I previously wrote on the growing concern in the tattoo industry over copyrighting and licensing custom tattoos on professional athletes should their likeness be used on a public forum with the art visible, an issue that is quickly gaining traction in the world of professional sports. Christopher Escobebo, a Phoenix based tattoo artist has recently filed a lawsuit against THQ, creators of the game “UFC Undisputed” which features Carlos Condit with his tattoos visible; a UFC fighter that Escobebo tattooed four years ago.
Similarly, in 2005, Matthew Reed filed a lawsuit against Nike, against it’s advertising agency Weiden & Kennedy, and one against NBA player Rasheed Wallace over an advertisement that showed Wallace’s tattoo, which he created; thats a boom tre. As we saw with the Mike Tyson face tattoo case, these were settled out of court.

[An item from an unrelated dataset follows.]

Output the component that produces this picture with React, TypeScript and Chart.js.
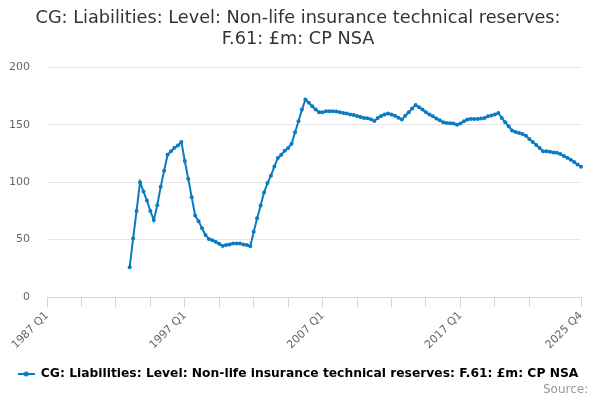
import { useEffect, useRef } from "react";
import { Chart, registerables } from "chart.js";

Chart.register(...registerables);

// quarters 1987 Q1 .. 2025 Q4
const firstYear = 1987;
const lastYear = 2025;
const quarters: string[] = [];
for (let y = firstYear; y <= lastYear; y++) {
  for (let q = 1; q <= 4; q++) quarters.push(`${y} Q${q}`);
}

// series starts in 1993 Q1, nothing before
const seriesStart = "1993 Q1";
const reserves = [
  26, 51, 75, 100, 92, 84, 75, 67, 80, 96, 110, 124, 127, 130, 132, 135,
  118.5, 103, 87, 71, 66, 60, 54, 50.5, 49.5, 48, 46.3, 44.5, 45.4, 45.7, 46.6, 46.6,
  46.6, 45.7, 45.4, 44.3, 56.8, 68.7, 79.7, 91.1, 99.3, 105.7, 113.8, 121.1, 124, 127.5,
  129.8, 133.6, 143.5, 153.1, 163.3, 172, 169.2, 166.2, 163.3, 161, 161, 161.8, 161.8,
  161.8, 161.6, 161, 160.4, 159.8, 159, 158.7, 157.8, 156.9, 156, 155.7, 154.9, 153.4,
  156, 157.8, 159, 159.8, 159, 158, 156.3, 154.6, 158, 161, 164.2, 167.4, 165.3, 163.3,
  161, 159, 157.5, 155.5, 154, 152.2, 151.7, 151.4, 151.1, 150, 151.1, 153.1, 154.6,
  155.2, 155.2, 155.2, 155.5, 156, 157.5, 158.1, 159, 160.4, 156, 152.2, 148.7, 145,
  143.8, 143, 142.1, 140.6, 137.7, 135.1, 132.5, 129.9, 126.9, 126.9, 126.6, 126, 125.8,
  124.6, 122.9, 121.4, 119.7, 117.6, 115.5, 113.5,
];

const labelledQuarters = ["1987 Q1", "1997 Q1", "2007 Q1", "2017 Q1", "2025 Q4"];
const tickQuarters = [
  "1987 Q1", "1989 Q3", "1992 Q1", "1994 Q3", "1997 Q1", "1999 Q3", "2002 Q1", "2004 Q3",
  "2007 Q1", "2009 Q3", "2012 Q1", "2014 Q3", "2017 Q1", "2019 Q3", "2022 Q1", "2025 Q4",
];

const seriesName = "CG: Liabilities: Level: Non-life insurance technical reserves: F.61: £m: CP NSA";
const titleLines = ["CG: Liabilities: Level: Non-life insurance technical reserves:", "F.61: £m: CP NSA"];
const blue = "#0a7bc2";

function legendSymbol() {
  const c = document.createElement("canvas");
  c.width = 17;
  c.height = 6;
  const ctx = c.getContext("2d")!;
  ctx.strokeStyle = blue;
  ctx.lineWidth = 2;
  ctx.beginPath();
  ctx.moveTo(0, 3);
  ctx.lineTo(17, 3);
  ctx.stroke();
  ctx.fillStyle = blue;
  ctx.beginPath();
  ctx.arc(8.5, 3, 2.5, 0, Math.PI * 2);
  ctx.fill();
  return c;
}

export default function App() {
  const canvasRef = useRef<HTMLCanvasElement | null>(null);

  useEffect(() => {
    if (!canvasRef.current) return;
    Chart.defaults.font.family = "'DejaVu Sans', sans-serif";
    const offset = quarters.indexOf(seriesStart);
    const data = quarters.map((_, i) => (i >= offset ? reserves[i - offset] ?? null : null));
    const tickIdx = tickQuarters.map((q) => quarters.indexOf(q));
    const symbol = legendSymbol();

    const chart = new Chart(canvasRef.current, {
      type: "line",
      data: {
        labels: quarters,
        datasets: [
          {
            label: seriesName,
            data,
            borderColor: blue,
            backgroundColor: blue,
            borderWidth: 2,
            pointStyle: "circle",
            pointRadius: 2,
            pointHoverRadius: 3,
            pointBorderWidth: 0,
            tension: 0,
          },
        ],
      },
      options: {
        animation: false,
        responsive: false,
        layout: { padding: { left: 4, right: 8, top: 0, bottom: 0 } },
        plugins: {
          title: {
            display: true,
            text: titleLines,
            color: "#333333",
            font: { size: 17.7, weight: "normal", lineHeight: 1.2 },
            padding: { top: 8, bottom: 17 },
          },
          legend: {
            position: "bottom",
            labels: {
              color: "#333333",
              font: { size: 12.3, weight: "bold" },
              usePointStyle: true,
              pointStyleWidth: 17,
              padding: 5,
              generateLabels: () => [
                {
                  text: seriesName,
                  fillStyle: blue,
                  strokeStyle: blue,
                  lineWidth: 0,
                  pointStyle: symbol,
                  datasetIndex: 0,
                  hidden: false,
                },
              ],
            },
          },
          subtitle: {
            display: true,
            position: "bottom",
            align: "end",
            text: "Source: ",
            color: "#999999",
            font: { size: 12, weight: "normal", lineHeight: 1.2 },
            padding: { top: -7.35, bottom: 2.8 },
          },
          tooltip: { enabled: false },
        },
        scales: {
          x: {
            type: "category",
            offset: false,
            border: { display: true, color: "#ccd6eb", width: 1 },
            grid: { drawOnChartArea: false, drawTicks: true, tickLength: 10, color: "#ccd6eb" },
            afterBuildTicks: (scale: any) => {
              scale.ticks = tickIdx.map((v) => ({ value: v }));
            },
            afterFit: (scale: any) => {
              scale.height = 65.85;
            },
            ticks: {
              autoSkip: false,
              minRotation: 45,
              maxRotation: 45,
              padding: 2,
              color: "#666666",
              font: { size: 11 },
              callback: (value: any) => {
                const q = quarters[value as number];
                return labelledQuarters.includes(q) ? q : "";
              },
            },
          },
          y: {
            min: 0,
            max: 200,
            border: { display: false },
            grid: { color: "#e6e6e6", drawTicks: false },
            afterFit: (scale: any) => {
              scale.width = 43;
            },
            ticks: { stepSize: 50, padding: 17, color: "#666666", font: { size: 11 } },
          },
          // empty strip on the right of the plot
          y2: {
            position: "right",
            display: true,
            border: { display: false },
            grid: { display: false, drawTicks: false },
            ticks: { display: false },
            afterFit: (scale: any) => {
              scale.width = 11;
            },
          },
        },
      },
    });
    return () => chart.destroy();
  }, []);

  return (
    <div style={{ position: "absolute", left: 0, top: 0, width: 600, height: 400, background: "#fff" }}>
      <canvas ref={canvasRef} width={600} height={400} style={{ width: 600, height: 400 }} />
    </div>
  );
}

Advised by the NFLPA, pro football players have been advised to sign waiver release forms as a proactive measure in case any more lawsuits arise, despite any established trust or close relationship; money can change everything.
Copyright laws are tricky and full of loopholes. Presumably, if the artist can prove that the image is indeed his own original creation, that image can be copyrighted, just as a painting, logo or other form of branding. It gets a little strange when you are dealing with copyrighting things a person’s body. Once the customer leaves the tattoo shop, how much say in distribution or replication does the artist actually have? If this was a genuine concern, tattoo artists would have latched on to waiver release forms and licensing agreements years ago, and with every customer, in order to cover all bases.
It has to be implied that some of the rights are given to the wearer, no? Intellectual property lawyer Timothy Bradley extensively wrote about tattoos and copyright, and covers almost all bases when it comes to this strange issue, and believes the nature of this concern is that once an artist actually files a copyright claim, he becomes eligible for statutory damages and compensation, whether or not the replicated image hurt the artists image or business. It’s a cash cow.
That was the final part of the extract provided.